Serving the High Plains
Mesalands Community College has a new president.
The college's board of trustees announced Friday afternoon after a brief executive session via videoconference it voted unanimously to offer educational consultant Gregory Todd Busch of Tucson, Arizona, a contract.
Busch begins his duties May 1 and will work remotely for the first few weeks. Details of Busch's contract will be finalized later.
Board Chairman Jim Streetman read from a prepared statement: "We feel Dr. Greg Busch's educational background and his experience make him a very good fit for our college. ... We are very excited to welcome Dr. Greg Busch and his wife, professor Mary Beth Busch, to our college family."
Busch thanked the board "for this wonderful opportunity."
"My wife joins me in sharing how excited we are moving to Quay County," Busch said. "We look forward to becoming involved in the community, working together with this board and our community partners to increase student success and help move the college forward into the 21st century and build upon the many successes we've had in the last several years."
He added: "We'll be there as soon as we can."
Mary Beth Busch, also a part of the videoconference, said: "I'm looking forward to how I can become an asset to the college and community."
Streetman expressed satisfaction with the board's choice.
"I'm very happy with what has happened today, and I'm very happy with our decision," he said.
Speaking to the Busches, he added: "I can't wait for y'all to get here and get this thing moving."
After the board voted to approve Busch's hiring, members individually congratulated Busch and praised several Mesalands officials who facilitated the videoconferences with candidates. Counting Friday's session, Mesalands held 10 special meetings since late March on the matter.
"You guys went above and beyond the call of duty," board member Tom Sidwell said of the videoconference crew.
"They have been a tremendous amount of help through all this," Streetman agreed. "It had been quite a chore."
"It took a lot of hard work, but I think we got it," board member Jimmy Sandoval added.
In addition to being founder and executive senior consultant of The Busch Professional Group consulting firm, Busch stated in his biography submitted to the college that he has served as an adjunct instructor, full time assistant professor, discipline coordinator, program coordinator, dean of academic and student affairs, lead for accreditation and strategic enrollment management, chief diversity officer, dean for articulation and transfer, dean of the honors college, chief academic officer, vice president for instruction, vice president for dual enrollment, vice president for guided pathways and an elected member of the board of trustees of a community college. He was serving as an adjunct faculty for St. Leo University in Florida.
Busch, a native of a small town in West Virginia, holds a master of science degree from West Virginia University, School of Medicine, where he specialized in epidemiology, pandemic studies, and crisis management. He and his wife have a son, Nicholas, a tenured community college political science professor, and daughter, Grace Faulkner, a coordinator of infectious disease and epidemiology. They have three grandchildren.

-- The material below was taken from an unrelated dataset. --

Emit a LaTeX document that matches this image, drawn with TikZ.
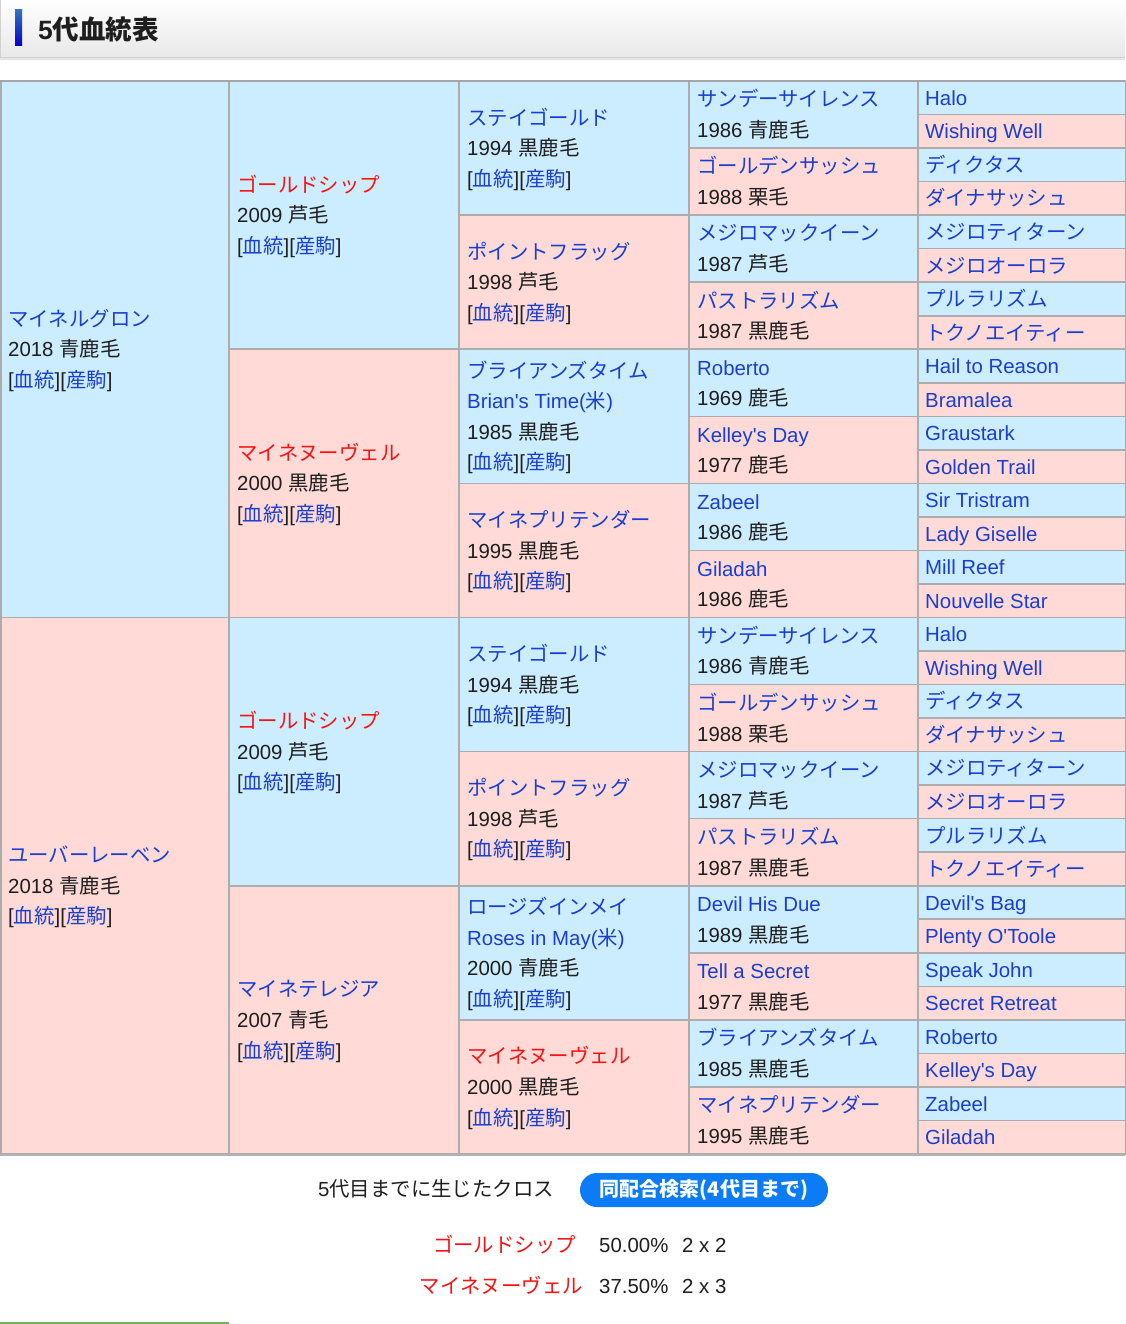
\documentclass[tikz,border=0pt]{standalone}
\usepackage{fontspec}
\setmainfont{Liberation Sans}[Ligatures=TeXOff]
\newfontfamily\jp{Noto Sans CJK JP}
\usetikzlibrary{calc}
\definecolor{cell0}{RGB}{204,237,255}
\definecolor{cell1}{RGB}{255,218,214}
\definecolor{bord}{RGB}{172,172,172}
\definecolor{lnk}{RGB}{26,62,210}
\definecolor{rd}{RGB}{250,18,18}
\definecolor{txtc}{RGB}{30,30,30}
\definecolor{btn}{RGB}{12,124,246}
\definecolor{grn}{RGB}{112,176,92}
\newcommand\nm[1]{\textcolor{lnk}{\jp #1}}
\newcommand\en[1]{\textcolor{lnk}{#1}}
\newcommand\rn[1]{\textcolor{rd}{\jp #1}}
\newcommand\yr[2]{#1 {\jp #2}}
\newcommand\links{[\textcolor{lnk}{\jp 血統}][\textcolor{lnk}{\jp 産駒}]}
\newcommand\horse[4]{%
  \pgfmathsetmacro\hh{1073/2^#1}%
  \pgfmathsetmacro\yc{81+(#2+0.5)*\hh}%
  \pgfmathsetmacro\hx{{8,237,467,697,925}[#1-1]}%
  \foreach \t [count=\i] in {#4}{%
    \node[txt,anchor=base west] (h#1-#2-\i) at (\hx,{\yc+(\i-(#3+1)/2)*30.6+7.6}) {\t};
  }%
}
\begin{document}
\begin{tikzpicture}[x=1pt,y=-1pt,
  txt/.style={inner sep=0pt,text=txtc,font=\fontsize{20.4}{24}\selectfont}]
\useasboundingbox (0,0) rectangle (1125,1324);
\fill[white] (0,0) rectangle (1125,1324);
% header
\shade[top color=white,bottom color=black!9] (0,-1) rectangle (1125,57);
\draw[black!18,line width=1] (0.5,-1) -- (0.5,57.5) -- (1125,57.5);
\draw[black!10,line width=2] (0,59.5) -- (1125,59.5);
\shade[top color=blue!55!cyan!70!black!80,bottom color=blue!80!black] (15,10) rectangle (22,46);
\node[txt,anchor=base west,font=\fontsize{26.5}{30}\selectfont\bfseries] (title) at (38,39.8) {5{\jp\bfseries 代血統表}};
% cells
\foreach \g/\xa/\xb in {1/0.8/229,2/229/459,3/459/689,4/689/918,5/918/1126}{
  \pgfmathsetmacro\hh{1073/2^\g}
  \pgfmathtruncatemacro\m{2^\g-1}
  \foreach \j in {0,...,\m}{
    \pgfmathtruncatemacro\odd{mod(\j,2)}
    \filldraw[fill=cell\odd,draw=bord,line width=1.6] (\xa,{81+\j*\hh}) rectangle (\xb,{81+(\j+1)*\hh});
  }
}
\draw[black!35,line width=2] (0,81) -- (1125,81);
\draw[black!30,line width=2] (0,1155) -- (1125,1155);
% generation 1
\horse{1}{0}{3}{\nm{マイネルグロン},\yr{2018}{青鹿毛},\links}
\horse{1}{1}{3}{\nm{ユーバーレーベン},\yr{2018}{青鹿毛},\links}
% generation 2
\horse{2}{0}{3}{\rn{ゴールドシップ},\yr{2009}{芦毛},\links}
\horse{2}{1}{3}{\rn{マイネヌーヴェル},\yr{2000}{黒鹿毛},\links}
\horse{2}{2}{3}{\rn{ゴールドシップ},\yr{2009}{芦毛},\links}
\horse{2}{3}{3}{\nm{マイネテレジア},\yr{2007}{青毛},\links}
% generation 3
\horse{3}{0}{3}{\nm{ステイゴールド},\yr{1994}{黒鹿毛},\links}
\horse{3}{1}{3}{\nm{ポイントフラッグ},\yr{1998}{芦毛},\links}
\horse{3}{2}{4}{\nm{ブライアンズタイム},\en{Brian's Time({\jp 米})},\yr{1985}{黒鹿毛},\links}
\horse{3}{3}{3}{\nm{マイネプリテンダー},\yr{1995}{黒鹿毛},\links}
\horse{3}{4}{3}{\nm{ステイゴールド},\yr{1994}{黒鹿毛},\links}
\horse{3}{5}{3}{\nm{ポイントフラッグ},\yr{1998}{芦毛},\links}
\horse{3}{6}{4}{\nm{ロージズインメイ},\en{Roses in May({\jp 米})},\yr{2000}{青鹿毛},\links}
\horse{3}{7}{3}{\rn{マイネヌーヴェル},\yr{2000}{黒鹿毛},\links}
% generation 4
\horse{4}{0}{2}{\nm{サンデーサイレンス},\yr{1986}{青鹿毛}}
\horse{4}{1}{2}{\nm{ゴールデンサッシュ},\yr{1988}{栗毛}}
\horse{4}{2}{2}{\nm{メジロマックイーン},\yr{1987}{芦毛}}
\horse{4}{3}{2}{\nm{パストラリズム},\yr{1987}{黒鹿毛}}
\horse{4}{4}{2}{\en{Roberto},\yr{1969}{鹿毛}}
\horse{4}{5}{2}{\en{Kelley's Day},\yr{1977}{鹿毛}}
\horse{4}{6}{2}{\en{Zabeel},\yr{1986}{鹿毛}}
\horse{4}{7}{2}{\en{Giladah},\yr{1986}{鹿毛}}
\horse{4}{8}{2}{\nm{サンデーサイレンス},\yr{1986}{青鹿毛}}
\horse{4}{9}{2}{\nm{ゴールデンサッシュ},\yr{1988}{栗毛}}
\horse{4}{10}{2}{\nm{メジロマックイーン},\yr{1987}{芦毛}}
\horse{4}{11}{2}{\nm{パストラリズム},\yr{1987}{黒鹿毛}}
\horse{4}{12}{2}{\en{Devil His Due},\yr{1989}{黒鹿毛}}
\horse{4}{13}{2}{\en{Tell a Secret},\yr{1977}{黒鹿毛}}
\horse{4}{14}{2}{\nm{ブライアンズタイム},\yr{1985}{黒鹿毛}}
\horse{4}{15}{2}{\nm{マイネプリテンダー},\yr{1995}{黒鹿毛}}
% generation 5
\horse{5}{0}{1}{\en{Halo}}
\horse{5}{1}{1}{\en{Wishing Well}}
\horse{5}{2}{1}{\nm{ディクタス}}
\horse{5}{3}{1}{\nm{ダイナサッシュ}}
\horse{5}{4}{1}{\nm{メジロティターン}}
\horse{5}{5}{1}{\nm{メジロオーロラ}}
\horse{5}{6}{1}{\nm{プルラリズム}}
\horse{5}{7}{1}{\nm{トクノエイティー}}
\horse{5}{8}{1}{\en{Hail to Reason}}
\horse{5}{9}{1}{\en{Bramalea}}
\horse{5}{10}{1}{\en{Graustark}}
\horse{5}{11}{1}{\en{Golden Trail}}
\horse{5}{12}{1}{\en{Sir Tristram}}
\horse{5}{13}{1}{\en{Lady Giselle}}
\horse{5}{14}{1}{\en{Mill Reef}}
\horse{5}{15}{1}{\en{Nouvelle Star}}
\horse{5}{16}{1}{\en{Halo}}
\horse{5}{17}{1}{\en{Wishing Well}}
\horse{5}{18}{1}{\nm{ディクタス}}
\horse{5}{19}{1}{\nm{ダイナサッシュ}}
\horse{5}{20}{1}{\nm{メジロティターン}}
\horse{5}{21}{1}{\nm{メジロオーロラ}}
\horse{5}{22}{1}{\nm{プルラリズム}}
\horse{5}{23}{1}{\nm{トクノエイティー}}
\horse{5}{24}{1}{\en{Devil's Bag}}
\horse{5}{25}{1}{\en{Plenty O'Toole}}
\horse{5}{26}{1}{\en{Speak John}}
\horse{5}{27}{1}{\en{Secret Retreat}}
\horse{5}{28}{1}{\en{Roberto}}
\horse{5}{29}{1}{\en{Kelley's Day}}
\horse{5}{30}{1}{\en{Zabeel}}
\horse{5}{31}{1}{\en{Giladah}}
% crosses
\node[txt,anchor=base west] (crosshead) at (318,1196.6) {5{\jp 代目までに生じたクロス}};
\node[fill=btn,rounded corners=17,minimum width=248,minimum height=34,inner sep=0pt,
  text=white,font=\fontsize{20}{24}\selectfont] (button) at (704,1190) {\jp\bfseries 同配合検索(4代目まで)};
\node[txt,anchor=base east] (c1n) at (576,1252.6) {\rn{ゴールドシップ}};
\node[txt,anchor=base west] (c1p) at (599,1252.6) {50.00\%};
\node[txt,anchor=base west] (c1g) at (682,1252.6) {2 x 2};
\node[txt,anchor=base east] (c2n) at (583,1293.6) {\rn{マイネヌーヴェル}};
\node[txt,anchor=base west] (c2p) at (599,1293.6) {37.50\%};
\node[txt,anchor=base west] (c2g) at (682,1293.6) {2 x 3};
\draw[grn,line width=2.5] (0,1323.5) -- (229,1323.5);
\end{tikzpicture}
\end{document}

The other presidential finalists the board considered from an initial list of 67 candidates were:
• Todd M. Ecklund, Ed.D., of Pueblo, Colorado;
• Laura L. McCullough, Ed.D., of Hurricane, West Virginia;
• Melanie Jones Owen, Ed.D., of Hanford, California;
• Anthony R. Petroy, D.M., of Overland Park, Kansas;
• Randy Smith, Ph.D., of Holdenville, Oklahoma.
Mesalands had been without a permanent president for about a year. The college's previous leader, John Groesbeck, was placed on indefinite paid administrative leave in March 2020 for undisclosed reasons and fired the next month. Groesbeck had been president for less than two years.
Groesbeck later filed a whistleblower and retaliation complaint in Quay County against Mesalands. The lawsuit is pending.
Natalie Gillard, the college's vice president of academic affairs, served as acting president after Groesbeck's dismissal.